◆ **EXERCISE TASK**: Set down the data below from its first line to the line holding "4.873, 4.874, 4.876];", inclusive; omit all pictures.

◆ **DATA SHOWN**:
┄┄┄┄┄┄┄┄┄┄
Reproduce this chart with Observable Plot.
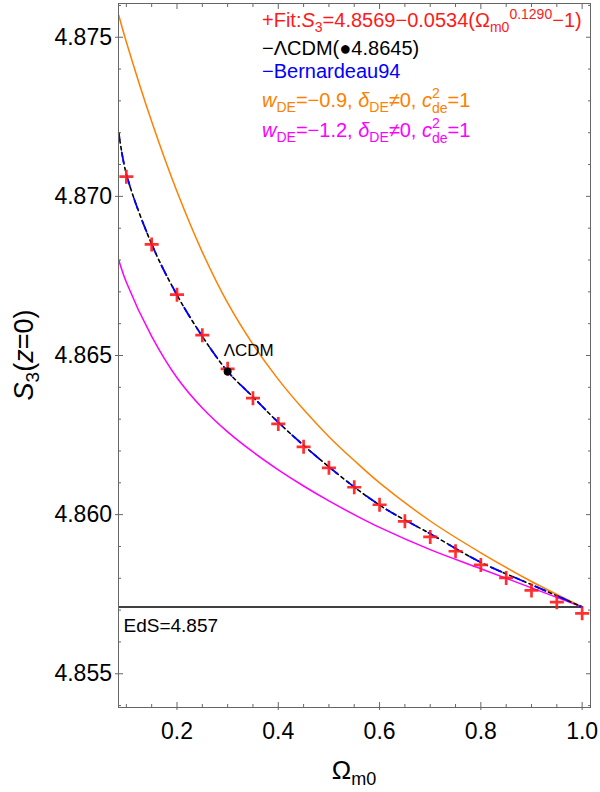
<!DOCTYPE html>
<html><head><meta charset="utf-8">
<script src="https://cdn.jsdelivr.net/npm/d3@7"></script>
<script src="https://cdn.jsdelivr.net/npm/@observablehq/plot@0.6"></script>
<style>
body{margin:0;background:#fff;}
#wrap{width:600px;height:792px;}
</style></head><body><div id="wrap"></div>
<script>
// ---- data ----
const omegaLcdm = [0.085, 0.1, 0.15, 0.2, 0.25, 0.3, 0.35, 0.4, 0.5, 0.6, 0.7, 0.8, 0.9, 1.0];
const lcdmS3    = [4.8720, 4.8707, 4.8685, 4.8669, 4.8656, 4.8645, 4.8637, 4.8629, 4.8615, 4.8603, 4.8594, 4.8585, 4.8578, 4.8571];
const bernS3    = [4.8720, 4.8707, 4.8685, 4.8669, 4.8656, 4.8645, 4.8637, 4.8629, 4.8615, 4.8603, 4.8594, 4.8585, 4.8578, 4.8571];
const omegaDE   = [0.085, 0.1, 0.15, 0.2, 0.25, 0.3, 0.35, 0.4, 0.45, 0.5, 0.55, 0.6, 0.7, 0.8, 0.9, 1.0];
const w09S3     = [4.87569, 4.87485, 4.87235, 4.87015, 4.86825, 4.86665, 4.86535, 4.86425, 4.8633, 4.86245, 4.8617, 4.8610, 4.8598, 4.8588, 4.8579, 4.8571];
const w12S3     = [4.8680, 4.8673, 4.8656, 4.8643, 4.86335, 4.8626, 4.86197, 4.86141, 4.8609, 4.86043, 4.8600, 4.8596, 4.8589, 4.8583, 4.8577, 4.8571];
const fitOmega  = [0.1, 0.15, 0.2, 0.25, 0.3, 0.35, 0.4, 0.45, 0.5, 0.55, 0.6, 0.65, 0.7, 0.75, 0.8, 0.85, 0.9, 0.95, 1.0];
const fitS3     = [4.87062, 4.86849, 4.86691, 4.86564, 4.86458, 4.86366, 4.86285, 4.86213, 4.86147, 4.86086, 4.86031, 4.85979, 4.85930, 4.85885, 4.85842, 4.85801, 4.85762, 4.85725, 4.85690];
const lcdmPoint = {omega: 0.3, s3: 4.8645, label: "ΛCDM"};
const edsValue  = 4.8571;
const edsLabel  = "EdS=4.857";
const xDomain   = [0.0845, 1.0165];
const yDomain   = [4.85394, 4.87606];
const xMajor    = [0.2, 0.4, 0.6, 0.8, 1.0];
const xMinor    = [0.1, 0.15, 0.25, 0.3, 0.35, 0.45, 0.5, 0.55, 0.65, 0.7, 0.75, 0.85, 0.9, 0.95];
const yMajor    = [4.855, 4.860, 4.865, 4.870, 4.875];
const yMinor    = [4.854, 4.856, 4.857, 4.858, 4.859, 4.861, 4.862, 4.863, 4.864, 4.866, 4.867, 4.868, 4.869, 4.871, 4.872, 4.873, 4.874, 4.876];

const C = {fit: "#ff1a1a", lcdm: "#000", bern: "#0000ff", w09: "#ff8000", w12: "#ff00ff"};

const curve = (xs, ys) => xs.map((o, i) => ({o, s: ys[i]}));
const fitData = fitOmega.map((o, i) => ({o, s: fitS3[i]}));

const plusSym = {draw(ctx, size) {
  const r = Math.sqrt(size / Math.PI);
  ctx.moveTo(-r, 0); ctx.lineTo(r, 0); ctx.moveTo(0, -r); ctx.lineTo(0, r);
}};
const blank = () => "";
const font = "Liberation Sans, Arial, Helvetica, sans-serif";

const svg = Plot.plot({
  width: 600, height: 792,
  marginLeft: 118, marginRight: 10, marginTop: 3, marginBottom: 85,
  x: {domain: xDomain}, y: {domain: yDomain},
  style: {fontFamily: font, background: "#fff", color: "#000", overflow: "visible"},
  marks: [
    Plot.ruleY([edsValue], {x1: xDomain[0], x2: 1, stroke: "#000", strokeWidth: 1.5}),
    Plot.line(curve(omegaDE, w09S3), {x: "o", y: "s", stroke: C.w09, strokeWidth: 1.5, curve: "catmull-rom"}),
    Plot.line(curve(omegaDE, w12S3), {x: "o", y: "s", stroke: C.w12, strokeWidth: 1.5, curve: "catmull-rom"}),
    Plot.line(curve(omegaLcdm, lcdmS3), {x: "o", y: "s", stroke: C.lcdm, strokeWidth: 1.6, strokeDasharray: "3.5,3.5", curve: "catmull-rom"}),
    Plot.line(curve(omegaLcdm, bernS3), {x: "o", y: "s", stroke: C.bern, strokeWidth: 1.8, strokeDasharray: "11,13", strokeDashoffset: 4, curve: "catmull-rom"}),
    Plot.dot(fitData, {x: "o", y: "s", symbol: plusSym, r: 7, stroke: C.fit, strokeOpacity: 0.9, strokeWidth: 2.7, fill: "none"}),
    Plot.dot([lcdmPoint], {x: "omega", y: "s3", r: 4, fill: "#000"}),
    Plot.text([lcdmPoint], {x: "omega", y: "s3", text: "label", textAnchor: "start", dx: -4, dy: -21, fontSize: 17, fill: "#000"}),
    Plot.text([edsValue], {y: d => d, text: () => edsLabel, frameAnchor: "left", textAnchor: "start", dx: 5, dy: 19, fontSize: 19, fill: "#000"}),
    Plot.frame({stroke: "#666", strokeWidth: 1}),
    // bottom axis
    Plot.axisX({anchor: "bottom", ticks: xMajor, tickSize: -5, tickPadding: 20, tickFormat: d3.format(".1f"), fontSize: 23, label: null, stroke: "#666", fill: "#000"}),
    Plot.axisX({anchor: "bottom", ticks: xMajor, tickSize: 3, tickFormat: blank, label: null, stroke: "#666"}),
    Plot.axisX({anchor: "bottom", ticks: xMinor, tickSize: -3, tickFormat: blank, label: null, stroke: "#666"}),
    Plot.axisX({anchor: "top", ticks: xMajor, tickSize: -5, tickFormat: blank, label: null, stroke: "#666"}),
    Plot.axisX({anchor: "top", ticks: xMinor, tickSize: -3, tickFormat: blank, label: null, stroke: "#666"}),
    // left axis
    Plot.axisY({anchor: "left", ticks: yMajor, tickSize: -5, tickPadding: 11.5, tickFormat: d3.format(".3f"), fontSize: 23, label: null, stroke: "#666", fill: "#000"}),
    Plot.axisY({anchor: "left", ticks: yMajor, tickSize: 3, tickFormat: blank, label: null, stroke: "#666"}),
    Plot.axisY({anchor: "left", ticks: yMinor, tickSize: -3, tickFormat: blank, label: null, stroke: "#666"}),
    Plot.axisY({anchor: "right", ticks: yMajor, tickSize: -5, tickFormat: blank, label: null, stroke: "#666"}),
    Plot.axisY({anchor: "right", ticks: yMinor, tickSize: -3, tickFormat: blank, label: null, stroke: "#666"})
  ]
});
document.getElementById("wrap").appendChild(svg);

// ---- rich text (legend, axis labels) ----
const root = d3.select(svg).append("g").attr("font-family", font).attr("text-anchor", "start");
function rich(x, y, color, size, parts, transform) {
  const t = root.append("text").attr("x", x).attr("y", y).attr("fill", color).attr("font-size", size).attr("text-anchor", "start");
  if (transform) t.attr("transform", transform).attr("text-anchor", "middle");
  for (const p of parts) {
    const s = t.append("tspan").text(p.t);
    if (p.i) s.attr("font-style", "italic");
    if (p.s) s.attr("font-size", p.s);
    if (p.dy) s.attr("dy", p.dy);
    if (p.dx) s.attr("dx", p.dx);
  }
  return t;
}
const L = 262, fs = 20, ss = 14;
rich(L, 27, C.fit, fs, [
  {t: "+Fit:"}, {t: "S", i: 1}, {t: "3", s: ss, dy: 5}, {t: "=4.8569−0.0534(", dy: -5},
  {t: "Ω"}, {t: "m0", s: ss, dy: 5}, {t: "0.1290", s: ss, dy: -13}, {t: "−1)", dy: 8}
]);
rich(L, 55, C.lcdm, fs, [{t: "−ΛCDM(●4.8645)"}]);
rich(L, 78, C.bern, fs, [{t: "−Bernardeau94"}]);
function wLine(y, color, w) {
  rich(L, y, color, fs, [
    {t: "w", i: 1}, {t: "DE", s: ss, dy: 5}, {t: "=" + w + ", ", dy: -5},
    {t: "δ", i: 1}, {t: "DE", s: ss, dy: 5}, {t: "≠0, ", dy: -5},
    {t: "c", i: 1}, {t: "2", s: ss, dy: -9}, {t: "de", s: ss, dx: -7.8, dy: 15}, {t: "=1", dy: -6}
  ]);
}
wLine(107, C.w09, "−0.9");
wLine(137, C.w12, "−1.2");
// y label
rich(0, 0, "#000", 27, [
  {t: "S", i: 1}, {t: "3", s: 19, dy: 6}, {t: "(", dy: -6}, {t: "z", i: 1}, {t: "=0)"}
], "translate(33,355) rotate(-90)");
// x label
rich(354, 779, "#000", 26, [{t: "Ω"}, {t: "m0", s: 18, dy: 6}]).attr("text-anchor", "middle");
</script>
</body></html>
┄┄┄┄┄┄┄┄┄┄
◆ **EXERCISE OUTPUT**:
Reproduce this chart with Observable Plot.
<!DOCTYPE html>
<html><head><meta charset="utf-8">
<script src="https://cdn.jsdelivr.net/npm/d3@7"></script>
<script src="https://cdn.jsdelivr.net/npm/@observablehq/plot@0.6"></script>
<style>
body{margin:0;background:#fff;}
#wrap{width:600px;height:792px;}
</style></head><body><div id="wrap"></div>
<script>
// ---- data ----
const omegaLcdm = [0.085, 0.1, 0.15, 0.2, 0.25, 0.3, 0.35, 0.4, 0.5, 0.6, 0.7, 0.8, 0.9, 1.0];
const lcdmS3    = [4.8720, 4.8707, 4.8685, 4.8669, 4.8656, 4.8645, 4.8637, 4.8629, 4.8615, 4.8603, 4.8594, 4.8585, 4.8578, 4.8571];
const bernS3    = [4.8720, 4.8707, 4.8685, 4.8669, 4.8656, 4.8645, 4.8637, 4.8629, 4.8615, 4.8603, 4.8594, 4.8585, 4.8578, 4.8571];
const omegaDE   = [0.085, 0.1, 0.15, 0.2, 0.25, 0.3, 0.35, 0.4, 0.45, 0.5, 0.55, 0.6, 0.7, 0.8, 0.9, 1.0];
const w09S3     = [4.87569, 4.87485, 4.87235, 4.87015, 4.86825, 4.86665, 4.86535, 4.86425, 4.8633, 4.86245, 4.8617, 4.8610, 4.8598, 4.8588, 4.8579, 4.8571];
const w12S3     = [4.8680, 4.8673, 4.8656, 4.8643, 4.86335, 4.8626, 4.86197, 4.86141, 4.8609, 4.86043, 4.8600, 4.8596, 4.8589, 4.8583, 4.8577, 4.8571];
const fitOmega  = [0.1, 0.15, 0.2, 0.25, 0.3, 0.35, 0.4, 0.45, 0.5, 0.55, 0.6, 0.65, 0.7, 0.75, 0.8, 0.85, 0.9, 0.95, 1.0];
const fitS3     = [4.87062, 4.86849, 4.86691, 4.86564, 4.86458, 4.86366, 4.86285, 4.86213, 4.86147, 4.86086, 4.86031, 4.85979, 4.85930, 4.85885, 4.85842, 4.85801, 4.85762, 4.85725, 4.85690];
const lcdmPoint = {omega: 0.3, s3: 4.8645, label: "ΛCDM"};
const edsValue  = 4.8571;
const edsLabel  = "EdS=4.857";
const xDomain   = [0.0845, 1.0165];
const yDomain   = [4.85394, 4.87606];
const xMajor    = [0.2, 0.4, 0.6, 0.8, 1.0];
const xMinor    = [0.1, 0.15, 0.25, 0.3, 0.35, 0.45, 0.5, 0.55, 0.65, 0.7, 0.75, 0.85, 0.9, 0.95];
const yMajor    = [4.855, 4.860, 4.865, 4.870, 4.875];
const yMinor    = [4.854, 4.856, 4.857, 4.858, 4.859, 4.861, 4.862, 4.863, 4.864, 4.866, 4.867, 4.868, 4.869, 4.871, 4.872, 4.873, 4.874, 4.876];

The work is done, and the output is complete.